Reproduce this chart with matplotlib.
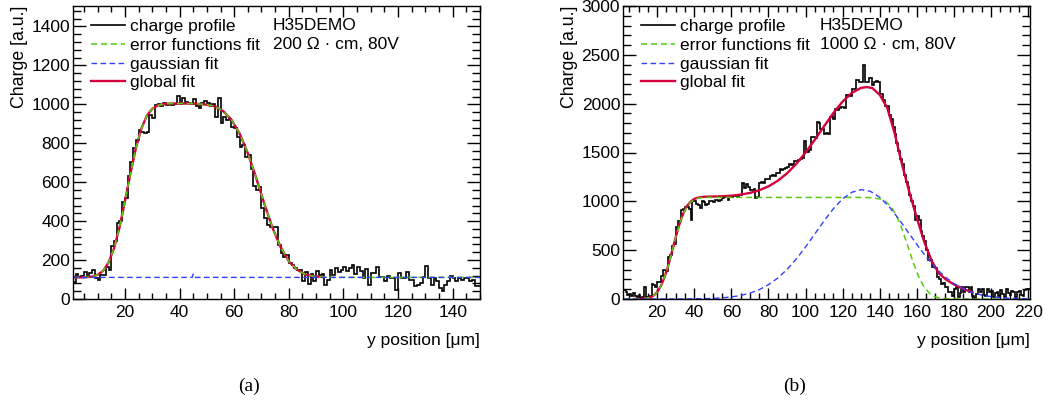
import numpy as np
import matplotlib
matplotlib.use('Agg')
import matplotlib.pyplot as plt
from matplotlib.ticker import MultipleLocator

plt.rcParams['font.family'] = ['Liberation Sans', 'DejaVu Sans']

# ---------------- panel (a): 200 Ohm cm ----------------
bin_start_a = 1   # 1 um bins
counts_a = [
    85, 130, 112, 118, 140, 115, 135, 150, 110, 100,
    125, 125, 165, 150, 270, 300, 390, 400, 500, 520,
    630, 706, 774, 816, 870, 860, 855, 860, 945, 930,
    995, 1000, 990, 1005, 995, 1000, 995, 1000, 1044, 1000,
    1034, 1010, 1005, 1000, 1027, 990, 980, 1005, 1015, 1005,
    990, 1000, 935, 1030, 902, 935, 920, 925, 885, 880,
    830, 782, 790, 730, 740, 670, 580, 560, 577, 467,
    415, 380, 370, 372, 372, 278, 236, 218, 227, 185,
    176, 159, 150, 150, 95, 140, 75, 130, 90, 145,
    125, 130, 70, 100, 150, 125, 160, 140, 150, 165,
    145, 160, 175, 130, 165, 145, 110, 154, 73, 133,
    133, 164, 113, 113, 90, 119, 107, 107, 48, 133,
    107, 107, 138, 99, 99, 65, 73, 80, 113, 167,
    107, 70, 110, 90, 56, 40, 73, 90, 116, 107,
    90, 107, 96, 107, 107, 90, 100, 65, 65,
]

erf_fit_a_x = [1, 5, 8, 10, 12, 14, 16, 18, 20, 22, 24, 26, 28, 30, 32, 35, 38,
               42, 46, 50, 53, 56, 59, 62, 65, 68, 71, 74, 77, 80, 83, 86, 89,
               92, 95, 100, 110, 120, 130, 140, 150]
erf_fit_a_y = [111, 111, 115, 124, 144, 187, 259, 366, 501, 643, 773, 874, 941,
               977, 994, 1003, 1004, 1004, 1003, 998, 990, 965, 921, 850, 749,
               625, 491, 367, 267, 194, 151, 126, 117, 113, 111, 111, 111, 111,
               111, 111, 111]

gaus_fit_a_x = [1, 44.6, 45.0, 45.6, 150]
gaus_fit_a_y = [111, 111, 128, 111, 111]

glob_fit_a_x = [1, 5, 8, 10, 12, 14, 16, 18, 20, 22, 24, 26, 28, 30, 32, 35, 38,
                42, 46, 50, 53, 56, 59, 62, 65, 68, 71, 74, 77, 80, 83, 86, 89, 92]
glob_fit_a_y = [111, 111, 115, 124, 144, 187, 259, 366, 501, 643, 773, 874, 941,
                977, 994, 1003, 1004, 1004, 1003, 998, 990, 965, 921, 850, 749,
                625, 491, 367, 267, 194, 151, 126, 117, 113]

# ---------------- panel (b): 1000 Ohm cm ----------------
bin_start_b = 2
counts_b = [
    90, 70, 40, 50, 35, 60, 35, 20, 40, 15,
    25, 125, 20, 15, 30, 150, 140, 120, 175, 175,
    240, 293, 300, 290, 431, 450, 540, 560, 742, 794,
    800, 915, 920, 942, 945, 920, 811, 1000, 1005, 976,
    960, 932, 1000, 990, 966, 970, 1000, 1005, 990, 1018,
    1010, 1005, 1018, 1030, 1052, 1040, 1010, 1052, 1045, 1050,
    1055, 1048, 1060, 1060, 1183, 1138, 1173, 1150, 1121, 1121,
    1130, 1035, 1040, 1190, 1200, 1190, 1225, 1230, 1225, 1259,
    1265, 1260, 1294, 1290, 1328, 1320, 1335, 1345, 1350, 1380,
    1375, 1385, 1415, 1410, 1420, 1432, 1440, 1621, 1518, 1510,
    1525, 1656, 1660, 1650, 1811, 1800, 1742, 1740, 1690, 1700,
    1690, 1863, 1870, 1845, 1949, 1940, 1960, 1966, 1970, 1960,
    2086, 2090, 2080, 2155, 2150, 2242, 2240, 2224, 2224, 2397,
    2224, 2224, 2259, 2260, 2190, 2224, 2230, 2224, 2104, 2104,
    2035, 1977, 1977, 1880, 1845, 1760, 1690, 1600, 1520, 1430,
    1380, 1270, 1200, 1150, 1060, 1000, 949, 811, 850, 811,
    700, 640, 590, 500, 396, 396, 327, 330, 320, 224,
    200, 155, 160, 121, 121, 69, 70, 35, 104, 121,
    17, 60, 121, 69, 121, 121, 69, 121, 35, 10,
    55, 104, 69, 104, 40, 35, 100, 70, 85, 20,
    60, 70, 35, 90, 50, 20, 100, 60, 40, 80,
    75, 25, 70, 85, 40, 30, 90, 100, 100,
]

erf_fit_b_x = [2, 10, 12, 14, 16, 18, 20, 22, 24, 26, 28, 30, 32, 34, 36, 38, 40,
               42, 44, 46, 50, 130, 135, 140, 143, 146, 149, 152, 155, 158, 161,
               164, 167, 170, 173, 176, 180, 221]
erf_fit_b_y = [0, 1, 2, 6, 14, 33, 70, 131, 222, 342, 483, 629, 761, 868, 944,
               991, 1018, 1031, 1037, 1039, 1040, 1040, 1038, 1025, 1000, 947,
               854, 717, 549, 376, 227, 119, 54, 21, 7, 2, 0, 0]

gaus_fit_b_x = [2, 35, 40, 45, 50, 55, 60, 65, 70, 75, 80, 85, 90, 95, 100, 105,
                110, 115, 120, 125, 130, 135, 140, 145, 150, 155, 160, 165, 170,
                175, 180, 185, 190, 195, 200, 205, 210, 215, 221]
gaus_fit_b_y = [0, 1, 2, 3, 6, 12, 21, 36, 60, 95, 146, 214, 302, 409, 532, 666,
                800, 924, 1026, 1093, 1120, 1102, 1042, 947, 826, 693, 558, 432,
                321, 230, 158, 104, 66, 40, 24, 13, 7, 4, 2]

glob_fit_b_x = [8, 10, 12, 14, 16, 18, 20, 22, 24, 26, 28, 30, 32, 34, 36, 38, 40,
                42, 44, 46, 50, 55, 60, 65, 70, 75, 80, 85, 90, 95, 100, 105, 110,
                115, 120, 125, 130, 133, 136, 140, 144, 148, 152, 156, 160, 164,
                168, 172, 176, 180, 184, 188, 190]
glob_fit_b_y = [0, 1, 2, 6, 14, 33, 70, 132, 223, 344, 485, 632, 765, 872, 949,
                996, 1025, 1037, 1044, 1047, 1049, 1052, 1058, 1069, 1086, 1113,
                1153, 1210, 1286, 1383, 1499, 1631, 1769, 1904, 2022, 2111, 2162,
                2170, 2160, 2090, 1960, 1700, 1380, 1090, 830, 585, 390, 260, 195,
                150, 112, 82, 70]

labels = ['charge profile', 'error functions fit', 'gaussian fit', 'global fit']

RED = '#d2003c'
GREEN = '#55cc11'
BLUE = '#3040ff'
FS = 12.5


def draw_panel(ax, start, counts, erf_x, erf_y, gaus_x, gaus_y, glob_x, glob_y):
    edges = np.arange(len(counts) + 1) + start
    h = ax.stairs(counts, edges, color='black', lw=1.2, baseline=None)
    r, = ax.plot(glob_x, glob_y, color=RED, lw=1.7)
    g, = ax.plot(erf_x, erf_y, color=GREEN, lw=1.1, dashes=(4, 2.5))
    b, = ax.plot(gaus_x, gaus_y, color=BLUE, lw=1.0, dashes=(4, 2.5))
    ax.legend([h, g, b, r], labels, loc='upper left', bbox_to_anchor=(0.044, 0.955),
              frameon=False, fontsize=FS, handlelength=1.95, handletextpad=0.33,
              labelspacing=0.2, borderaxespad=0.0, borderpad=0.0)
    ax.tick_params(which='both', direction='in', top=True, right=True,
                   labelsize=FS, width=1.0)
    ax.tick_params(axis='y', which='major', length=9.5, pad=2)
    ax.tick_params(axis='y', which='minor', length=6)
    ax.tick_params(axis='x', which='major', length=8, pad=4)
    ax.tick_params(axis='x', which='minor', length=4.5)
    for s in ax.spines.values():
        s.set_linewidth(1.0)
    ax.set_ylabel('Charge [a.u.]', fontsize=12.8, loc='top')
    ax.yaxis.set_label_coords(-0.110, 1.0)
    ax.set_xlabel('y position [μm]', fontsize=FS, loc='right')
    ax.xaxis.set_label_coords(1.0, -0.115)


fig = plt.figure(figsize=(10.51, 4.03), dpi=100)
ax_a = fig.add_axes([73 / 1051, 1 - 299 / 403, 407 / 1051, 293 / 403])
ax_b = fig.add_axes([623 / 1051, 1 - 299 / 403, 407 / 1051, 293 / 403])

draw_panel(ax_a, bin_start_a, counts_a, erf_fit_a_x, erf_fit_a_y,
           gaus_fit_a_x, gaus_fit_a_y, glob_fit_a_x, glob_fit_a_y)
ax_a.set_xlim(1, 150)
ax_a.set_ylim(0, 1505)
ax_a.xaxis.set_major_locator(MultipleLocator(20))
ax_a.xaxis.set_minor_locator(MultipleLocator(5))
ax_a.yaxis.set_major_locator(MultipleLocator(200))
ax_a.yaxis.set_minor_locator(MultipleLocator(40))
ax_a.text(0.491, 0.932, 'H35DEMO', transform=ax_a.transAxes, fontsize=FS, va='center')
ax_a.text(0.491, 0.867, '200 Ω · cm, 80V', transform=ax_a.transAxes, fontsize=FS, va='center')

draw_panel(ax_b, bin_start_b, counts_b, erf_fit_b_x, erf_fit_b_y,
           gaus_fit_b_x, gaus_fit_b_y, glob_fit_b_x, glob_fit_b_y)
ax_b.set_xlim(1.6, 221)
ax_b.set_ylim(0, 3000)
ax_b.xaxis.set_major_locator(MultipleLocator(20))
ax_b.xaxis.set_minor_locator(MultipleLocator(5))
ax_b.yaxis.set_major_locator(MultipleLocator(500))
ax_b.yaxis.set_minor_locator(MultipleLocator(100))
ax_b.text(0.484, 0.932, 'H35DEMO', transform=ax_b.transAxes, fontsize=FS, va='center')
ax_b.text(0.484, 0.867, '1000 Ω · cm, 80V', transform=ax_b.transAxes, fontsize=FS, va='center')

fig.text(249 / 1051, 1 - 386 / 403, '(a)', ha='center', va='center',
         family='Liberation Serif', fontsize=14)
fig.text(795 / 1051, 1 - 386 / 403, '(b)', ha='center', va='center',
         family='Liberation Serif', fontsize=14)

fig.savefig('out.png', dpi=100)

========================

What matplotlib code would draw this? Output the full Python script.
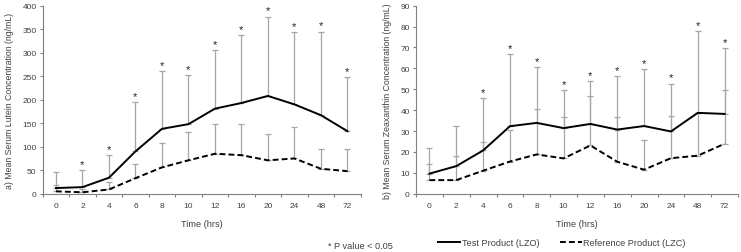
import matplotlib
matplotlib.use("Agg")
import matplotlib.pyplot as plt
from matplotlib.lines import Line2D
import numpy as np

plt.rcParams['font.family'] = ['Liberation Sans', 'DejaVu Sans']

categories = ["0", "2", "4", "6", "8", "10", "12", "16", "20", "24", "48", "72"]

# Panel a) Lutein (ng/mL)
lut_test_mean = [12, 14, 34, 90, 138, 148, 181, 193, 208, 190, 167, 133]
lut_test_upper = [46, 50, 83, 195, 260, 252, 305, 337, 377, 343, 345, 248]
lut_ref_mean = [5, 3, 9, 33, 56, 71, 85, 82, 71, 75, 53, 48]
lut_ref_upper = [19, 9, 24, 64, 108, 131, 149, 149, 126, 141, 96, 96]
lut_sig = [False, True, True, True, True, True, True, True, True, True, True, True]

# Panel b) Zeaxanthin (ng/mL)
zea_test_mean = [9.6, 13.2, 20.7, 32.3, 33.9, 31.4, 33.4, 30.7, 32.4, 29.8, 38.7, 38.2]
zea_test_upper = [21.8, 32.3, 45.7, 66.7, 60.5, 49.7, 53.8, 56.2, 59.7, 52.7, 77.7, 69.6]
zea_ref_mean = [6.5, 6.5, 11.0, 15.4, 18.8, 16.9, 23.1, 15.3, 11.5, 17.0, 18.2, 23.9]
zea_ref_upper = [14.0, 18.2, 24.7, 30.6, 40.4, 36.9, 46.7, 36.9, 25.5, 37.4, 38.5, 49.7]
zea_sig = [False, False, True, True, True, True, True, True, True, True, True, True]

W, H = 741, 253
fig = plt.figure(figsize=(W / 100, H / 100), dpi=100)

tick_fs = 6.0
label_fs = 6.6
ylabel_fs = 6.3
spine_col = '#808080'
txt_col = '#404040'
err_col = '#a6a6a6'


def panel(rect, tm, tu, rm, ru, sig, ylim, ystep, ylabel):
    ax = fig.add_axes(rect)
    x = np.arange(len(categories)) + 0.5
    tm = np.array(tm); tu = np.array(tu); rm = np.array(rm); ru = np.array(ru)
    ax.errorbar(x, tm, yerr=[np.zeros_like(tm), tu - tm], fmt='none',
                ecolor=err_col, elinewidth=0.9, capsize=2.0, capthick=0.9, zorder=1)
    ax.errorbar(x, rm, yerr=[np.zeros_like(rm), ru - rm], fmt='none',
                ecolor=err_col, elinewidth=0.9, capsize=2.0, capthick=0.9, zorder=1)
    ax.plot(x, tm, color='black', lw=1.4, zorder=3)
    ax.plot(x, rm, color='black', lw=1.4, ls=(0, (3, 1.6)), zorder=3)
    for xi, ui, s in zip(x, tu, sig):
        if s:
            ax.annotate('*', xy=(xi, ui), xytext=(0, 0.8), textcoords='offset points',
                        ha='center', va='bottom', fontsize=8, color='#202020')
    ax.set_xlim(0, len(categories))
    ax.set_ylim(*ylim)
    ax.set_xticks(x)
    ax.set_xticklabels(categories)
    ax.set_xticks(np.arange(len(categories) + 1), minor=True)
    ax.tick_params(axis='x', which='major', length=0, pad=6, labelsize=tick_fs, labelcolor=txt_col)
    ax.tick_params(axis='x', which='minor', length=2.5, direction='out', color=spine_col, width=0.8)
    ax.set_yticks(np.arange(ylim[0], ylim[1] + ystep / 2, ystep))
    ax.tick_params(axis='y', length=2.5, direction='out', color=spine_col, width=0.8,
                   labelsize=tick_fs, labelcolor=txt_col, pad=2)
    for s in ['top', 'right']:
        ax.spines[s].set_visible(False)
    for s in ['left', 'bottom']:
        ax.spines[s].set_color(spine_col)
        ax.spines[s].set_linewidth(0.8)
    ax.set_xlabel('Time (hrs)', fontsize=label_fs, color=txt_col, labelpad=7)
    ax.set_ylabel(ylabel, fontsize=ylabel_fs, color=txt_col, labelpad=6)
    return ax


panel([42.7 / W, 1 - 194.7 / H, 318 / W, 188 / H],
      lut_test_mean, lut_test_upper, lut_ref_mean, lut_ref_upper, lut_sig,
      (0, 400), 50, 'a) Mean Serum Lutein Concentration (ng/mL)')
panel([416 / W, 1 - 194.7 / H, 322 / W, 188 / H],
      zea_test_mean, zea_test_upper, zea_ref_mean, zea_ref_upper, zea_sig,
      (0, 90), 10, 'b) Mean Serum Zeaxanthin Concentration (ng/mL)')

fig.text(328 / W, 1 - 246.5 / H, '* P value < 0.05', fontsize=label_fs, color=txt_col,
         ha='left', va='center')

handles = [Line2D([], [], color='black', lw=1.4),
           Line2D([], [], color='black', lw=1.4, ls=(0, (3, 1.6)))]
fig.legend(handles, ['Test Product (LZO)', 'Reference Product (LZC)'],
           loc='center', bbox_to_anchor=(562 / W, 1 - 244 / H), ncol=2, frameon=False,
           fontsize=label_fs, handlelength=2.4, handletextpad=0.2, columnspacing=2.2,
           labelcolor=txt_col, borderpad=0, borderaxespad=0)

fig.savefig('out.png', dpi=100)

========================

Above are records; say how many of their lines contain the word "this", giving only the number.

• WRITTEN SOLUTION: 2